When You Come to a Fork in the Road, TAKE IT by Yogi Berra, with Dave Kaplan – Great for Educators & Parents

If I didn’t wake up, I’d still be sleeping.

  • Bad things can happen, and often do when you leave things to chance. Usually, you’re late. “Being early and being prepared to me, that was a big part of doing my job. I’ve always been an early riser. I always get up at 6 A. M. no matter what time it is.”

Nobody goes there anymore, it’s too crowded.

  • It’s not just enough to have a great product. You need to find ways to reinforce customer loyalty. If you don’t do that, nobody will go there anymore. The original quote was in reference to a crowded restaurant that was losing customers due to the fact that it had cut back on customer service. The main point is that you need to constantly work to get better.

So I’m ugly. So what? I don’t hit with my face.

  • The way you look shouldn’t affect what you do in life. As Abraham Lincoln use to say, “If people say I’m two-faced, why would I use this one?” Due to his looks, Yogi suffered a lot of insults. They only made him more determined to play harder. He found it to be a test of character. If you ever show someone that they are getting to you, you’re dead. Ignore. That’s what you gotta do, ignore.
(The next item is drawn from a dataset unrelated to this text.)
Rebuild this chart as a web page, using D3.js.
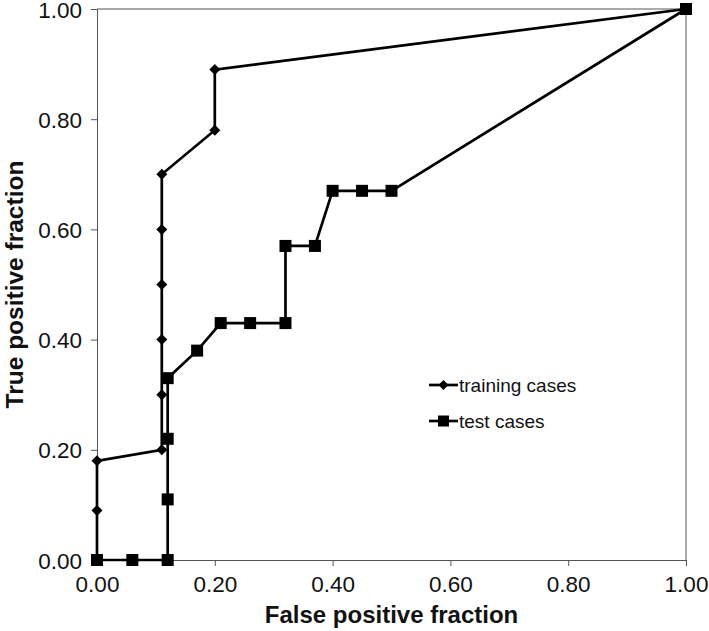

There is always some kid who may be seeing me for the first or last time. I owe him my best.

  • Yogi played with Joe DiMaggio for the last five years of Joe’s career. For Yogi he was the type of mentor that we all need. He helped Yogi understand the importance of playing hard and playing hurt and what it was to be part of a team. Like Yogi, DiMaggio was the son of Italian immigrants and didn’t finish school. He understood his value to the team and fought for every dollar at contract time. He was also generous to other players who made less than he did.

Usually when you get one of these you’re dead or gone.

  • Yogi said this in reference to the opening of the Yogi Berra Museum and Education Center. Yogi gave all of the proceeds from a special day the Yankees had for him to the Lou Gehrig scholarship fund at Columbia University. Since baseball gave him more than he ever hoped for, he has always wanted to give something back and he hopes that others who are well off will do the same.

Only In America

  • Yogi tells the story of how his father and his friend Giovanni Garagiola gave up tenant farming in northern Italy to come to St. Louis to work making bricks. They bought identical houses across the street from each other in the Little Italy section. Their sons, Joe Garagiola and Yogi, both became major leaguers and Joe went on to a career in broadcasting. What are the odds? As Yogi says, only in America.

I’d see if I could find the guy that lost it, and if he was poor, I’d give it back.

  • People ask me about the business of baseball as if I’d gotten an MBA in 8th grade. I say that on good ball clubs and in good companies you need team players. You need everyone to perform and feel important. A lot of organizations aren’t good at crediting or rewarding their valuable people. Without them, you don’t succeed.

I’d rather be the Yankee catcher then the president.

  • Yogi has met all of the presidents from Eisenhower, who he fought for on D-Day, to George W. Bush. Many have quoted him and his déjà vu line even came up during Clinton’s impeachment hearings. George W. Bush, who was known for his malapropisms, carried a book of Yogi’s quotes and said Yogi would be a good press spokesman because he could always say, “I really didn’t say everything I said.”

Most people know me by my face.

  • Although Yogi doesn’t feel famous he has adapted to being famous. He always tries to be cooperative with the media and fans and act in a responsible way. He just tries to treat everyone the same, whether it’s the guy pumping gas or the vice president of a bank.

I love movies when I like them.

  • When he was growing up there was no TV and they never went on vacation. Movies captured his imagination and took him to places he could never see. He would see pictures for a nickel on Sundays. Later in life he even got paid to do movie reviews.